Periodicamente su queste pagine si parla di allattamento. È di qualche tempo fa la notizia dei risultati della ricerca lanciata dall’Istituto Mario Negri sui tassi di allattamento in Italia. Neanche a dirlo i numeri non sono incoraggianti, ma la parte più interessante è il possibile collegamento tra tassi di allattamento, scolarizzazione e situazione lavorativa. Questa chiaramente non è una novità difatti mi ero già chiesto se ci fosse nessuna che allattava, dato che non sembravo vederle da nessuna parte. Se uno legge la pagina Facebook di Autosvezzamento.it sembra che TUTTE allattino, ma questa è solo un’isola felice e NON rappresentativa della popolazione nel suo complesso.
Ahimé si comincia male già in ospedale in quanto
Alla dimissione dopo il parto il 71% dei neonati è allattato al seno in modo esclusivo, quota che scende a 65% al momento della prima visita pediatrica (primo mese di vita).
Non ci si può non chiedere come mai quasi il 30% delle madri esce dall’ospedale con il biberon in mano. Mi pare chiaro che ci sia qualcosa che non funziona e sulla quale bisogna indagare per porvi rimedio quanto prima (aspetta e spera…)
Però un’aspetto interessante in quanto viene fuori che
L’allattamento esclusivo al seno fino al 6° mese prevale nelle mamme lavoratrici (32,9% vs 21,6% delle casalinghe o disoccupate) e con un’istruzione universitaria (31,9%) piuttosto che elementare (17,1%).
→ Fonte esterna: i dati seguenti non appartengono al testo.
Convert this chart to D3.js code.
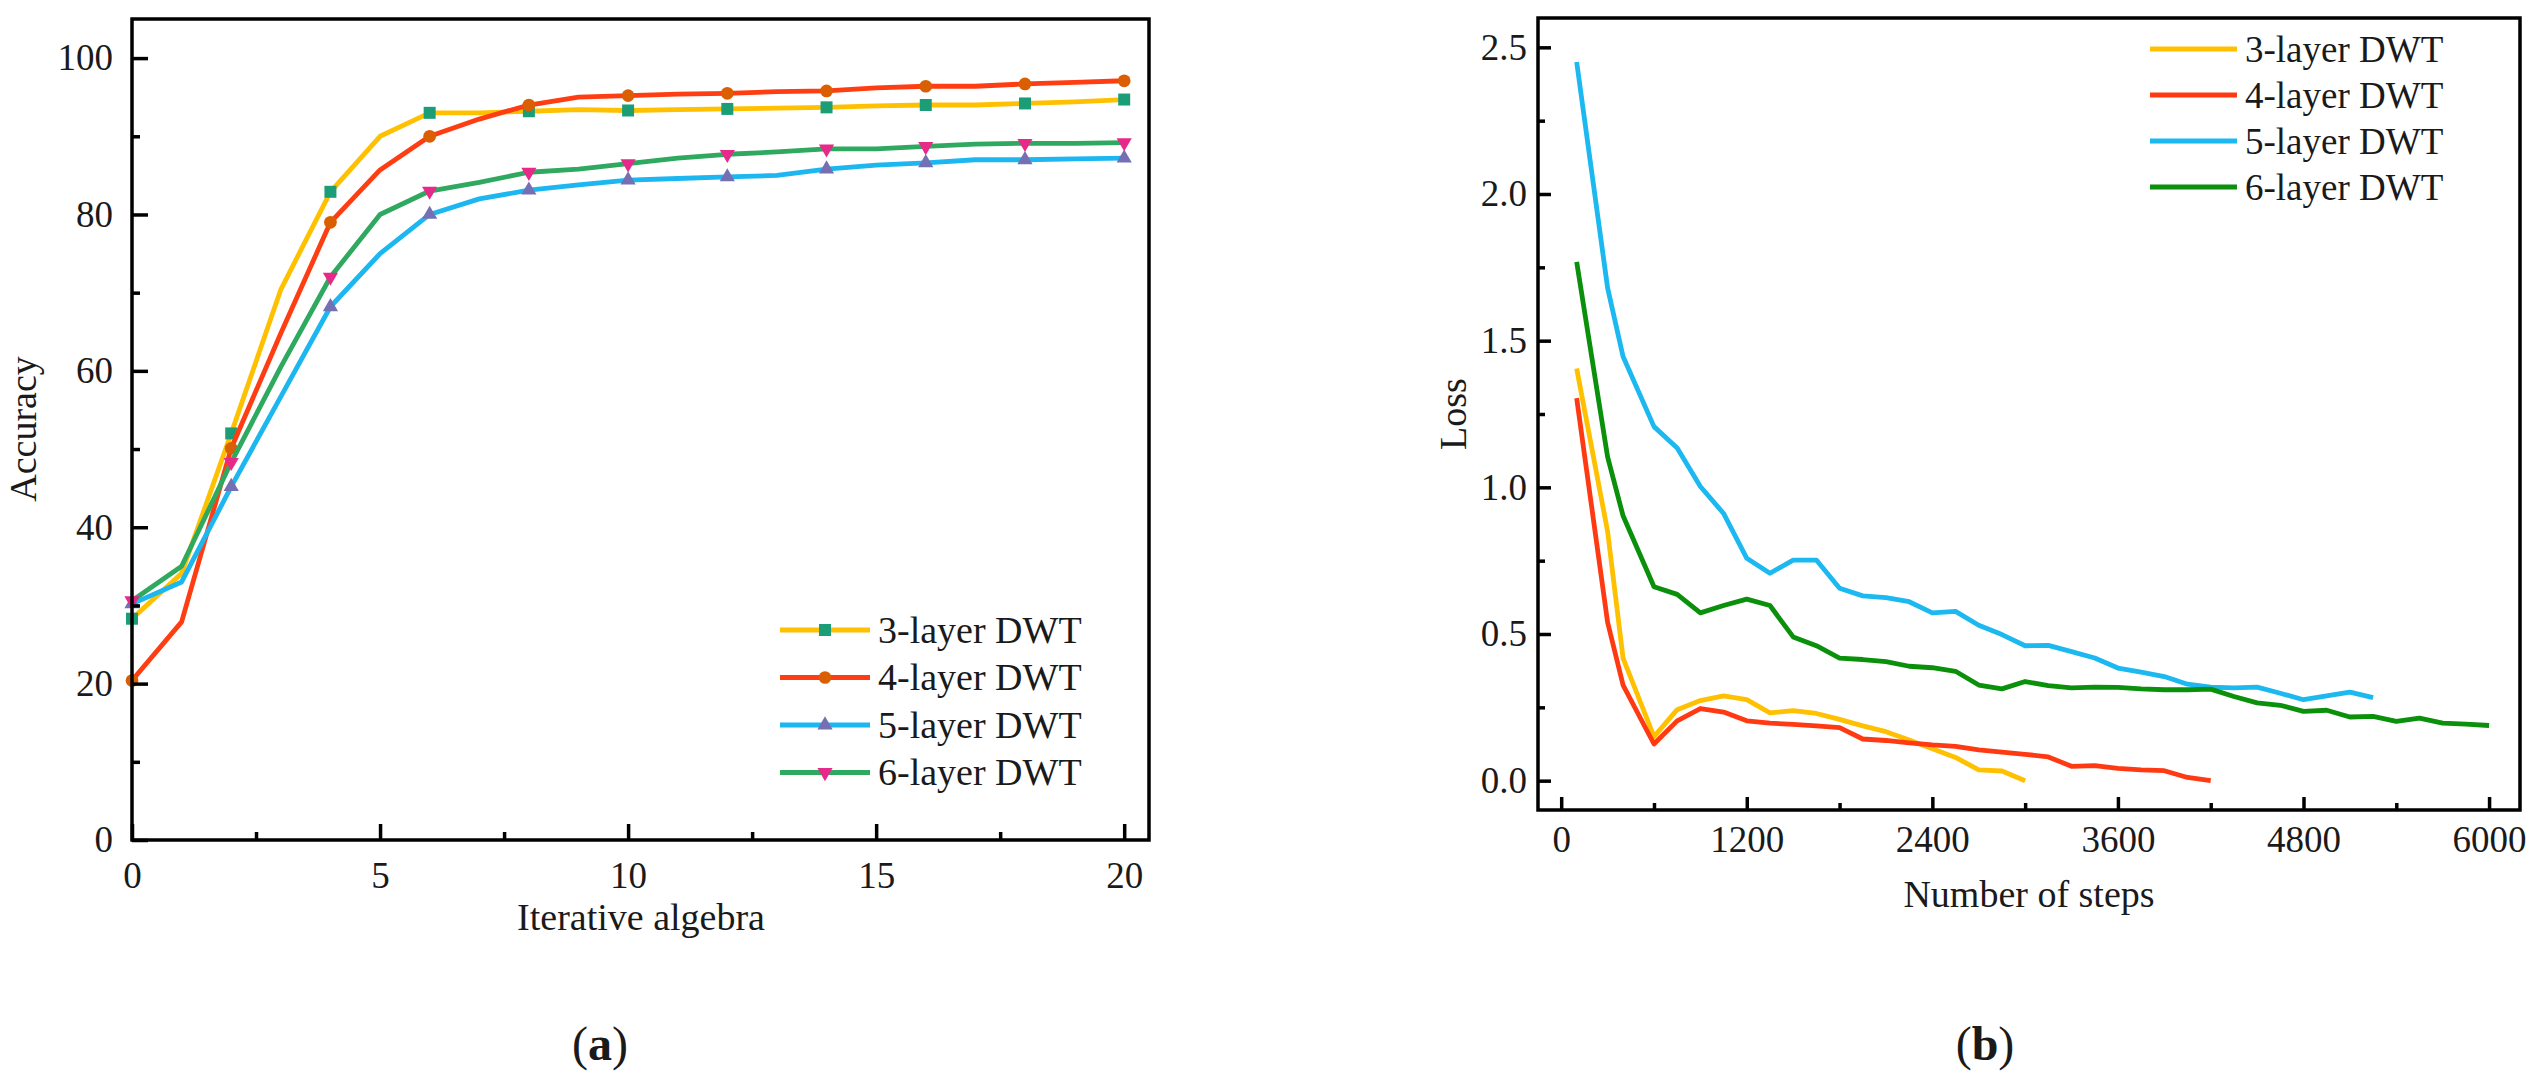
<!DOCTYPE html>
<html>
<head>
<meta charset="utf-8">
<script src="https://cdn.jsdelivr.net/npm/d3@7/dist/d3.min.js"></script>
<style>
body { margin: 0; background: #fff; }
text { font-family: "Liberation Serif", "Times New Roman", serif; fill: #1a1a1a; }
</style>
</head>
<body>
<svg id="chart" width="2541" height="1089"></svg>
<script>
// ---- panel (a) data ----
var iters = [0,1,2,3,4,5,6,7,8,9,10,11,12,13,14,15,16,17,18,19,20];
var markIters = [0,2,4,6,8,10,12,14,16,18,20];
var acc3 = [28.3,34.1,52,70.4,82.9,90,93,93,93.2,93.4,93.3,93.4,93.5,93.6,93.7,93.9,94.0,94.0,94.2,94.4,94.7];
var acc4 = [20.4,27.9,50.1,64.8,79,85.7,90,92.2,94,95,95.2,95.4,95.5,95.7,95.8,96.2,96.4,96.4,96.7,96.9,97.1];
var acc5 = [30.2,33,45.2,56.7,68.2,75,80,82,83.1,83.8,84.4,84.6,84.8,85,85.8,86.3,86.6,87,87,87.1,87.2];
var acc6 = [30.6,35,48.3,60.5,72,80,83,84.1,85.4,85.8,86.5,87.2,87.7,88,88.4,88.4,88.7,89,89.1,89.1,89.2];

// ---- panel (b) data ----
var steps = [100,300,400,600,750,900,1050,1200,1350,1500,1650,1800,1950,2100,2250,2400,2550,2700,2850,3000,
             3150,3300,3450,3600,3750,3900,4050,4200,4350,4500,4650,4800,4950,5100,5250,5400,5550,5700,5850,6000];
var loss3 = [1.405,0.85,0.418,0.150,0.242,0.273,0.289,0.276,0.231,0.239,0.229,0.209,0.187,0.167,0.139,0.109,0.079,0.037,0.033,0.000];
var loss4 = [1.304,0.54,0.326,0.125,0.204,0.246,0.234,0.204,0.196,0.192,0.187,0.181,0.142,0.137,0.129,0.122,0.117,0.105,0.097,0.090,
             0.081,0.049,0.051,0.042,0.037,0.034,0.011,0.000];
var loss5 = [2.45,1.68,1.446,1.207,1.134,1.003,0.911,0.758,0.707,0.752,0.752,0.656,0.630,0.624,0.610,0.572,0.577,0.530,0.498,0.460,
             0.461,0.440,0.418,0.384,0.370,0.355,0.329,0.319,0.316,0.319,0.298,0.276,0.289,0.302,0.283];
var loss6 = [1.769,1.104,0.903,0.661,0.635,0.572,0.597,0.619,0.597,0.490,0.460,0.418,0.413,0.406,0.390,0.385,0.373,0.326,0.313,0.338,
             0.324,0.316,0.319,0.318,0.313,0.310,0.310,0.312,0.287,0.265,0.257,0.236,0.240,0.217,0.219,0.202,0.213,0.196,0.193,0.188];

var names = ["3-layer DWT","4-layer DWT","5-layer DWT","6-layer DWT"];
var accTicksY = [0,20,40,60,80,100], accMinorY = [10,30,50,70,90];
var accTicksX = [0,5,10,15,20], accMinorX = [2.5,7.5,12.5,17.5];
var lossTicksY = [0,0.5,1,1.5,2,2.5], lossMinorY = [0.25,0.75,1.25,1.75,2.25];
var lossTicksX = [0,1200,2400,3600,4800,6000], lossMinorX = [600,1800,3000,4200,5400];

var svg = d3.select("#chart");

function frame(g, x, y, o) {
  var x0 = x.range()[0], x1 = x.range()[1], y0 = y.range()[0], y1 = y.range()[1];
  var ya = g.append("g").attr("transform", "translate(" + x0 + ",0)")
    .call(d3.axisLeft(y).tickValues(o.ty).tickFormat(o.fy).tickSizeInner(-o.major).tickSizeOuter(0).tickPadding(o.padY));
  var yb = g.append("g").attr("transform", "translate(" + x0 + ",0)")
    .call(d3.axisLeft(y).tickValues(o.my).tickFormat("").tickSizeInner(-o.minor).tickSizeOuter(0));
  var xa = g.append("g").attr("transform", "translate(0," + y0 + ")")
    .call(d3.axisBottom(x).tickValues(o.tx).tickFormat(o.fx).tickSizeInner(-o.major).tickSizeOuter(0).tickPadding(o.padX));
  var xb = g.append("g").attr("transform", "translate(0," + y0 + ")")
    .call(d3.axisBottom(x).tickValues(o.mx).tickFormat("").tickSizeInner(-o.minor).tickSizeOuter(0));
  [ya, yb, xa, xb].forEach(function(a) {
    a.select(".domain").remove();
    a.selectAll("line").attr("stroke", "#000").attr("stroke-width", 3.5);
    a.selectAll("text").attr("font-size", 37).attr("fill", "#1a1a1a")
      .attr("font-family", "Liberation Serif, Times New Roman, serif");
  });
  g.append("rect").attr("x", x0).attr("y", y1).attr("width", x1 - x0).attr("height", y0 - y1)
    .attr("fill", "none").attr("stroke", "#000").attr("stroke-width", 3.5);
}

// ================= panel (a) =================
var xa = d3.scaleLinear().domain([0, 20.5]).range([132, 1149]);
var ya = d3.scaleLinear().domain([0, 105]).range([840, 19]);
var gA = svg.append("g");

var accSeries = [acc3, acc4, acc5, acc6];
var accLine = ["#FFC000", "#FF3D12", "#1CB6F0", "#2FA860"];
var accMark = ["#1B9E77", "#D95F02", "#7570B3", "#E7298A"];
var accShape = [d3.symbolSquare, d3.symbolCircle, d3.symbolTriangle, d3.symbolTriangle];
var accSize = [144, 127, 100, 100];
var accRot = [0, 0, 0, 180];

var lineA = d3.line().x(function(d) { return xa(d[0]); }).y(function(d) { return ya(d[1]); });

accSeries.forEach(function(s, k) {
  var pts = iters.map(function(v, i) { return [v, s[i]]; });
  gA.append("path").datum(pts).attr("d", lineA).attr("fill", "none")
    .attr("stroke", accLine[k]).attr("stroke-width", 4.8).attr("stroke-linejoin", "round");
  var mk = pts.filter(function(d) { return markIters.indexOf(d[0]) >= 0; });
  gA.selectAll(".m" + k).data(mk).enter().append("path")
    .attr("d", d3.symbol().type(accShape[k]).size(accSize[k]))
    .attr("transform", function(d) { return "translate(" + xa(d[0]) + "," + ya(d[1]) + ") rotate(" + accRot[k] + ")"; })
    .attr("fill", accMark[k]);
});

frame(gA, xa, ya, { ty: accTicksY, my: accMinorY, tx: accTicksX, mx: accMinorX,
  fy: d3.format("d"), fx: d3.format("d"), major: 16, minor: 8, padY: 19, padX: 22 });

gA.append("text").attr("transform", "translate(36,429) rotate(-90)").attr("text-anchor", "middle")
  .attr("font-size", 38).text("Accuracy");
gA.append("text").attr("x", 641).attr("y", 930).attr("text-anchor", "middle")
  .attr("font-size", 38).text("Iterative algebra");

// legend (a)
var legA = gA.append("g");
names.forEach(function(n, k) {
  var yy = 630 + k * 47.5;
  legA.append("line").attr("x1", 780).attr("x2", 870).attr("y1", yy).attr("y2", yy)
    .attr("stroke", accLine[k]).attr("stroke-width", 4.8);
  legA.append("path").attr("d", d3.symbol().type(accShape[k]).size(accSize[k]))
    .attr("transform", "translate(825," + yy + ") rotate(" + accRot[k] + ")").attr("fill", accMark[k]);
  legA.append("text").attr("x", 878).attr("y", yy).attr("dy", "0.34em").attr("font-size", 38).text(n);
});

var capA = svg.append("text").attr("x", 600).attr("y", 1060).attr("text-anchor", "middle").attr("font-size", 48);
capA.append("tspan").text("(");
capA.append("tspan").attr("font-weight", "bold").text("a");
capA.append("tspan").text(")");

// ================= panel (b) =================
var xb = d3.scaleLinear().domain([-150, 6200]).range([1538, 2520]);
var yb = d3.scaleLinear().domain([-0.1, 2.6]).range([810, 18]);
var gB = svg.append("g");

var lossSeries = [loss3, loss4, loss5, loss6];
var lossLine = ["#FFC000", "#FF3A12", "#1CB8F0", "#0A900A"];
var lineB = d3.line().x(function(d) { return xb(d[0]); }).y(function(d) { return yb(d[1]); });

lossSeries.forEach(function(s, k) {
  var pts = s.map(function(v, i) { return [steps[i], v]; });
  gB.append("path").datum(pts).attr("d", lineB).attr("fill", "none")
    .attr("stroke", lossLine[k]).attr("stroke-width", 4.8).attr("stroke-linejoin", "round");
});

frame(gB, xb, yb, { ty: lossTicksY, my: lossMinorY, tx: lossTicksX, mx: lossMinorX,
  fy: d3.format(".1f"), fx: d3.format("d"), major: 13, minor: 7, padY: 11, padX: 16 });

gB.append("text").attr("transform", "translate(1466,414) rotate(-90)").attr("text-anchor", "middle")
  .attr("font-size", 38).text("Loss");
gB.append("text").attr("x", 2029).attr("y", 907).attr("text-anchor", "middle")
  .attr("font-size", 38).text("Number of steps");

var legB = gB.append("g");
names.forEach(function(n, k) {
  var yy = 49 + k * 46;
  legB.append("line").attr("x1", 2150).attr("x2", 2237).attr("y1", yy).attr("y2", yy)
    .attr("stroke", lossLine[k]).attr("stroke-width", 4.8);
  legB.append("text").attr("x", 2245).attr("y", yy).attr("dy", "0.34em").attr("font-size", 37).text(n);
});

var capB = svg.append("text").attr("x", 1985).attr("y", 1060).attr("text-anchor", "middle").attr("font-size", 48);
capB.append("tspan").text("(");
capB.append("tspan").attr("font-weight", "bold").text("b");
capB.append("tspan").text(")");
</script>
</body>
</html>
cosa che trovo davvero difficile da comprendere. Possibile che il tasso di scolarizzazione influisca? E in che modo? Sorprendente anche il fatto che la percentuali di allattanti che lavorano fuori casa è superiore del 50% rispetto a chi rimane a casa.
Altri dati ci dicono che
L’allattamento esclusivo al seno almeno fino al sesto mese prevale nelle regioni del Centro (34,4%), del Nord (31,3%) e scende notevolmente al Sud (23,9%). È più probabile se il parto è stato spontaneo (31,8%) e meno probabile in caso di cesareo (24,2%). L’allattamento prolungato al seno è inoltre più diffuso tra chi ha già avuto figli (32.2%) rispetto alle primipara (27,2%). L’età della mamma al parto e la nazionalità hanno, invece, un’influenza trascurabile sulla prevalenza di allattamento esclusivo al seno.
Invece per quanto riguarda l’alimentazione complementare a richiesta leggiamo che
…Lo svezzamento è avvenuto in media a 5,3 mesi e il 64% dei bambini era stato svezzato in modo tradizionale. L’alimentazione complementare a richiesta è risultata più frequente nelle regioni del Centro Italia, tra le mamme con un’istruzione superiore o universitaria e nei bambini allattati esclusivamente al seno almeno fino al sesto mese.
Anche se un po’ fuori tema sull’argomento dell’allattamento, vale la pena di citare questa osservazione che il Mario Negri fa nell’articolo originale (il grassetto è mio):
Allo svezzamento di tipo tradizionale, basato sull’introduzione di pappe, si è affiancato negli ultimi anni il cosiddetto autosvezzamento, in cui il bambino si alimenta prendendo piccole porzioni del cibo preparato per gli adulti. Pur se con evidenze non ancora conclusive, l’approccio dell’autosvezzamento appare associato a un comportamento alimentare più salutare e a un miglior accrescimento ponderale.
Potete leggere il comunicato stampa qui.
Qui invece trovate la pagina ufficiale dello studio Nascita.
Questo invece è lo studio originale.
Nel 2023 è uscito un altro articolo, che trovate qui, che riporta dati raccolti nel 2022 grossomodo confermando il trend.
Qui si dice che:
Non esiste in Italia un monitoraggio permanente dell’allattamento, ma da una survey del 2022 dell’Iss emerge che in media il 46% dei neonati a 2-3 mesi di vita è allattato in modo esclusivo al seno, percentuale che scende al 30% a 4-5 mesi, con le regioni del Sud che hanno dati estremamente più bassi e questo è inaccettabile”
Incredibile come al giorno d’oggi i tassi di allattamento in Italia ancora non vengano monitorati!